Records excerpted from a collection
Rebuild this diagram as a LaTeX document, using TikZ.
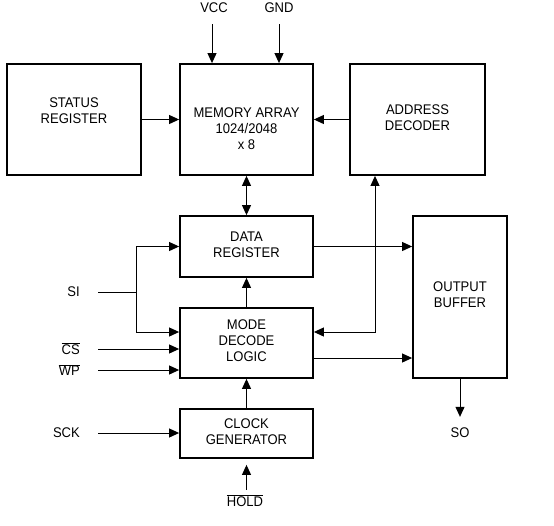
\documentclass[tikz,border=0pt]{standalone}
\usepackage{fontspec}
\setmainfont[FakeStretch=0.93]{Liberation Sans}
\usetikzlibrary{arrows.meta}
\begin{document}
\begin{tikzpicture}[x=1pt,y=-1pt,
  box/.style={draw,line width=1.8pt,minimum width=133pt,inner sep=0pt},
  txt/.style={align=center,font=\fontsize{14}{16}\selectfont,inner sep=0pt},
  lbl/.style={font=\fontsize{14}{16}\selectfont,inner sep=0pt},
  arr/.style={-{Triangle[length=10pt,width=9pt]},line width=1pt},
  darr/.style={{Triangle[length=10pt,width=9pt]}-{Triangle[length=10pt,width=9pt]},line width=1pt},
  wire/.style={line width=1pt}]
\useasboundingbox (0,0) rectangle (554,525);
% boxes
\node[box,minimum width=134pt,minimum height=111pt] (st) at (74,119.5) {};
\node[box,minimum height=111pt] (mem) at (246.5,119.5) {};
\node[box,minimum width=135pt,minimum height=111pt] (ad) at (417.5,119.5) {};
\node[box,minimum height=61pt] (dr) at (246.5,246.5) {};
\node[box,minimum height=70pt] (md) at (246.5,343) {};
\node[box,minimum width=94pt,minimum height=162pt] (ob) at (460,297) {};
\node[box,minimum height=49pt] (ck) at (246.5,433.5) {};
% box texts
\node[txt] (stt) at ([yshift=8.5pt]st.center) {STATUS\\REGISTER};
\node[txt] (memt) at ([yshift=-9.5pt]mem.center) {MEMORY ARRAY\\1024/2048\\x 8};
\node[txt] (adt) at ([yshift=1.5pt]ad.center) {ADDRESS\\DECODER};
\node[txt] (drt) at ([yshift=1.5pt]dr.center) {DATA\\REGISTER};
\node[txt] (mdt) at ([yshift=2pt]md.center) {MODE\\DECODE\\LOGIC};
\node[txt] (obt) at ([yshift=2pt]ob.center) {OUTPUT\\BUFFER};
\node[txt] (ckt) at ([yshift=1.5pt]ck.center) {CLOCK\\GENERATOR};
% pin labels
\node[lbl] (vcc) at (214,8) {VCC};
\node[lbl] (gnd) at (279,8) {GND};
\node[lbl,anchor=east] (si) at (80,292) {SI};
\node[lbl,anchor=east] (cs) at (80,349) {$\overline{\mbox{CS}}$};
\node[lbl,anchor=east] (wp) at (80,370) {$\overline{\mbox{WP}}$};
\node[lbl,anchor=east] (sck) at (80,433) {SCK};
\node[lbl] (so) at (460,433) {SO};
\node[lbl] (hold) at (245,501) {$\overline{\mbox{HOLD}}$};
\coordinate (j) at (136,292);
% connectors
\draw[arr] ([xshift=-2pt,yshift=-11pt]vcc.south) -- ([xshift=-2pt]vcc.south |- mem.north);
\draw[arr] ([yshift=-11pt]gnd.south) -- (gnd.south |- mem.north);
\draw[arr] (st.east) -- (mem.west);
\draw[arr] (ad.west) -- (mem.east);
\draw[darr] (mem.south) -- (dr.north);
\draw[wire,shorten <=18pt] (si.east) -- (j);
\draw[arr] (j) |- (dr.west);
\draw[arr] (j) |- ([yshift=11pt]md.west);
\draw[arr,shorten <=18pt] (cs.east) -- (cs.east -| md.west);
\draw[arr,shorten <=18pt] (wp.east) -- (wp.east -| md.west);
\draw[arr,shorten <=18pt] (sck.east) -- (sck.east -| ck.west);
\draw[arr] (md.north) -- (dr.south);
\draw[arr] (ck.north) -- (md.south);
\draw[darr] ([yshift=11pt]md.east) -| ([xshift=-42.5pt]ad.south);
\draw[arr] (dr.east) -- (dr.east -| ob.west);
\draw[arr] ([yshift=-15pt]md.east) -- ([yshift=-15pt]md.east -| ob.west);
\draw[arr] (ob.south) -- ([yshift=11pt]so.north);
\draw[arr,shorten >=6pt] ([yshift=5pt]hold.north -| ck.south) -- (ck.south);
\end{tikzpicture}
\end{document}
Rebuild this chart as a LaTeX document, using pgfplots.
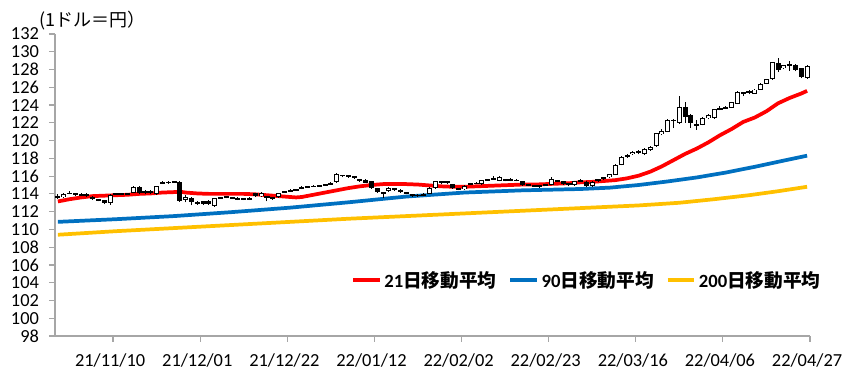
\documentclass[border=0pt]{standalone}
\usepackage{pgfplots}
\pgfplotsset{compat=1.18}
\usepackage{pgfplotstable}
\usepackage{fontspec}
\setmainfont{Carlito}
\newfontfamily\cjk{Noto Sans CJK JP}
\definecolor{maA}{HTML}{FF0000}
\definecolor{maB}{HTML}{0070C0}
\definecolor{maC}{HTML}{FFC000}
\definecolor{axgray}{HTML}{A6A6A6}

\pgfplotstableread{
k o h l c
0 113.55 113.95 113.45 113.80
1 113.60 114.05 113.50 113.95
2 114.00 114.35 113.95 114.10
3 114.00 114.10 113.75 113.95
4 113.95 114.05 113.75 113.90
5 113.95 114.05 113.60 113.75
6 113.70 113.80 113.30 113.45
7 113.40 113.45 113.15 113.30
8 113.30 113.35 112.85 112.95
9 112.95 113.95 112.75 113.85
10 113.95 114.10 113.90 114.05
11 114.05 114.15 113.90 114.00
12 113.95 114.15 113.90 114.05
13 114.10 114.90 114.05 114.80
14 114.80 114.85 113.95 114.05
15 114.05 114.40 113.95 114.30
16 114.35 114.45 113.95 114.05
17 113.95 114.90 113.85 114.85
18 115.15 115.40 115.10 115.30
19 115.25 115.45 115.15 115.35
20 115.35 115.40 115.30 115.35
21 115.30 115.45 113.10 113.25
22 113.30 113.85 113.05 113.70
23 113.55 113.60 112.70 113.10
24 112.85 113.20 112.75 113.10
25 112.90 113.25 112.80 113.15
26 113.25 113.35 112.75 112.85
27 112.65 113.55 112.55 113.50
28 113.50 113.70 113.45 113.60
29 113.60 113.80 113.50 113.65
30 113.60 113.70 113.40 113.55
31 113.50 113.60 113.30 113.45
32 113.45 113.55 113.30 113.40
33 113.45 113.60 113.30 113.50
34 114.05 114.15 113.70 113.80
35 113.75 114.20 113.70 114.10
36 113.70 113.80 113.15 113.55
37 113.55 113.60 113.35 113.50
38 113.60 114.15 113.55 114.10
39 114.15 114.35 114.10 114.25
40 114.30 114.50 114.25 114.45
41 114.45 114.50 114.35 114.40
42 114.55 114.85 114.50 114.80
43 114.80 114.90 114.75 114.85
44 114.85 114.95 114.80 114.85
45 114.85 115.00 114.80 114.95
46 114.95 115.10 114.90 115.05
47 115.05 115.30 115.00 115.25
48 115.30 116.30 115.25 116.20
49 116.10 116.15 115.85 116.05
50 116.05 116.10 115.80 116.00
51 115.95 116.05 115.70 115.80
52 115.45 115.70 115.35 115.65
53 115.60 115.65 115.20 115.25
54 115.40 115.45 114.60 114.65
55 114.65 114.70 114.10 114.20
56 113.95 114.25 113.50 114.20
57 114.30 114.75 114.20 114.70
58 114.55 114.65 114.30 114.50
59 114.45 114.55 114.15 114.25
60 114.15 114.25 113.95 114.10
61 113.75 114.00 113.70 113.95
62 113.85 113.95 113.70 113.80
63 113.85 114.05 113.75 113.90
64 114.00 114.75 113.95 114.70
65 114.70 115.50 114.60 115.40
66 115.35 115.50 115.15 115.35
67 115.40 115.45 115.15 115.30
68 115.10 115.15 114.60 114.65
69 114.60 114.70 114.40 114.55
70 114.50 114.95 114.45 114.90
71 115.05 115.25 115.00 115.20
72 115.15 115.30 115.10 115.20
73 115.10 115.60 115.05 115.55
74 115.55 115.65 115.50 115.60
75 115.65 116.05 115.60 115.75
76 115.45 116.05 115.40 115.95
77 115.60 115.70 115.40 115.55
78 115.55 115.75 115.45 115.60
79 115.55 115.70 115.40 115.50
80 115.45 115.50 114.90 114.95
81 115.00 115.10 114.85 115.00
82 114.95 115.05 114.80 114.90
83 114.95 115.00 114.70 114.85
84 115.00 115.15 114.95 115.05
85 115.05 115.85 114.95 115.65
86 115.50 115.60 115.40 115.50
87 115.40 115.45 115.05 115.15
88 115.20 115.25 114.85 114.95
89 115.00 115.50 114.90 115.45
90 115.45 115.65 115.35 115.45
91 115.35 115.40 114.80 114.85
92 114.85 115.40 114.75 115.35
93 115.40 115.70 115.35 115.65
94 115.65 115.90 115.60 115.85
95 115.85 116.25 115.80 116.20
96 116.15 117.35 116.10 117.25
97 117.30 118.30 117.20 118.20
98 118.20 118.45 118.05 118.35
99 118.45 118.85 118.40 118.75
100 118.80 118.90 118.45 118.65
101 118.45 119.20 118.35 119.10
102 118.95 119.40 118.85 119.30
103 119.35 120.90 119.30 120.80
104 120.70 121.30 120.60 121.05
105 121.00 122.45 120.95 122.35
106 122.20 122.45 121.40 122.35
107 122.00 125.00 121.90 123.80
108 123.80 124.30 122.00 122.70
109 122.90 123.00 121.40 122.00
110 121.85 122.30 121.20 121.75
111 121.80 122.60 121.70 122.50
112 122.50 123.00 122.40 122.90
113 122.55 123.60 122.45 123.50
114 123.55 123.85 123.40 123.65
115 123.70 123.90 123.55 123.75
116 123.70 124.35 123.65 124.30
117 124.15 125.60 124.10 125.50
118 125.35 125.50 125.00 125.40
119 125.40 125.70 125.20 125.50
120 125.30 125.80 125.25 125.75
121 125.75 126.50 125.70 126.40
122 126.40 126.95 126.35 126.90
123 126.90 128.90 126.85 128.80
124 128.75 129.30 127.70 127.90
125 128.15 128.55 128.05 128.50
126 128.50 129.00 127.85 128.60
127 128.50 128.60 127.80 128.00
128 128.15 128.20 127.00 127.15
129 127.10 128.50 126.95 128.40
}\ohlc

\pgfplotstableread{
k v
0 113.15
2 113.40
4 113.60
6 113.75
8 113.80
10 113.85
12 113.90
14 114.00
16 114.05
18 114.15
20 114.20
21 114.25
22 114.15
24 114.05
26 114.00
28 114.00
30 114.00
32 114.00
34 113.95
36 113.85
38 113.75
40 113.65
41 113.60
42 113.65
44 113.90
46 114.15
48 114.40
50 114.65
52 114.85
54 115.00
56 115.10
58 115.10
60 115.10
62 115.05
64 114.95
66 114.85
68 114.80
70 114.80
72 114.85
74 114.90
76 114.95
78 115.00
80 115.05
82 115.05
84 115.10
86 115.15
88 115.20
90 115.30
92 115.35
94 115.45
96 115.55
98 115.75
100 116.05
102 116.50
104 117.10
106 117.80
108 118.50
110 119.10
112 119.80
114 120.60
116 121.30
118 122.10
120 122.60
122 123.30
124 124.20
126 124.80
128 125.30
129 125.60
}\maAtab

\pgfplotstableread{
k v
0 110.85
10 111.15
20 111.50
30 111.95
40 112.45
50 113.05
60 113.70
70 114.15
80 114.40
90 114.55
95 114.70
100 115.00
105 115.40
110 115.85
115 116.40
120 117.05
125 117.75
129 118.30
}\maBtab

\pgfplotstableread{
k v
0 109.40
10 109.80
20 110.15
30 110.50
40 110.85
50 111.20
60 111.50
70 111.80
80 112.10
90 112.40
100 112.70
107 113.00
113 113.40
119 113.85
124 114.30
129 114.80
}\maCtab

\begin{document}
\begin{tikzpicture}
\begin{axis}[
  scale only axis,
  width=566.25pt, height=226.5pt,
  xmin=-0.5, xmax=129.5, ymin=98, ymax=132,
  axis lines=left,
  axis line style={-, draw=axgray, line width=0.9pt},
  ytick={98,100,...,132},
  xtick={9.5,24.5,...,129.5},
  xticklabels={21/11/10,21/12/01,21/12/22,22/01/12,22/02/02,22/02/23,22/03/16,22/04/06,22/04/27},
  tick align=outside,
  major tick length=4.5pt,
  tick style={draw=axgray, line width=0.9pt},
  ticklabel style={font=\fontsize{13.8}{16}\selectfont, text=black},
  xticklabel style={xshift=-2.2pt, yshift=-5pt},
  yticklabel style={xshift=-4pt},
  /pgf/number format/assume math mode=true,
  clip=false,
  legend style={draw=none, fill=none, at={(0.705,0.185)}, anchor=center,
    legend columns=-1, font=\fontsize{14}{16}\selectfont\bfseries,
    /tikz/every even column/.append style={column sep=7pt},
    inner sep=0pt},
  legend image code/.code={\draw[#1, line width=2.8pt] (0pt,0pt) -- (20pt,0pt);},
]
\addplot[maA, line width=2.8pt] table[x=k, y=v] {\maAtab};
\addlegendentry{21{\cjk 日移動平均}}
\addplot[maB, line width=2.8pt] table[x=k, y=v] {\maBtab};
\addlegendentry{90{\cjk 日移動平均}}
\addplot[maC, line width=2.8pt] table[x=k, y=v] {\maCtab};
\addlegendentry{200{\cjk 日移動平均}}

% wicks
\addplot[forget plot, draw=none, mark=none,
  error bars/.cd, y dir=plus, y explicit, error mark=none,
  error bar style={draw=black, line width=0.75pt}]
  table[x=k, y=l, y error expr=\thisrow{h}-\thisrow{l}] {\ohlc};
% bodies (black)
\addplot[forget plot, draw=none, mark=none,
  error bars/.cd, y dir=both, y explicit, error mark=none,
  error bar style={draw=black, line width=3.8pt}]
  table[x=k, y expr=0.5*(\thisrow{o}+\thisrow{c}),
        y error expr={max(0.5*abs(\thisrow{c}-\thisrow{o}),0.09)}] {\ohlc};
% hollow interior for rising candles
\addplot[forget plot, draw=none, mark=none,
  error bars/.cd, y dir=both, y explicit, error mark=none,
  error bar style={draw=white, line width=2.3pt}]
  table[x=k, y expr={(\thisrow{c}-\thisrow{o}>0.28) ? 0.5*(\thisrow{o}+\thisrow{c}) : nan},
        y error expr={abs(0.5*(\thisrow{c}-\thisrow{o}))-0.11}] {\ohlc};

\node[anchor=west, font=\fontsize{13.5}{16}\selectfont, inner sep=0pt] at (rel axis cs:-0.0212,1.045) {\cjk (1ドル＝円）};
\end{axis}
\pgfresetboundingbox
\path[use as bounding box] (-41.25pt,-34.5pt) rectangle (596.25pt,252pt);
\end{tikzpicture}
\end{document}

Instructions to follow
Copy all lines from the material that include "Rebuild".

Task answer
Rebuild this diagram as a LaTeX document, using TikZ.
Rebuild this chart as a LaTeX document, using pgfplots.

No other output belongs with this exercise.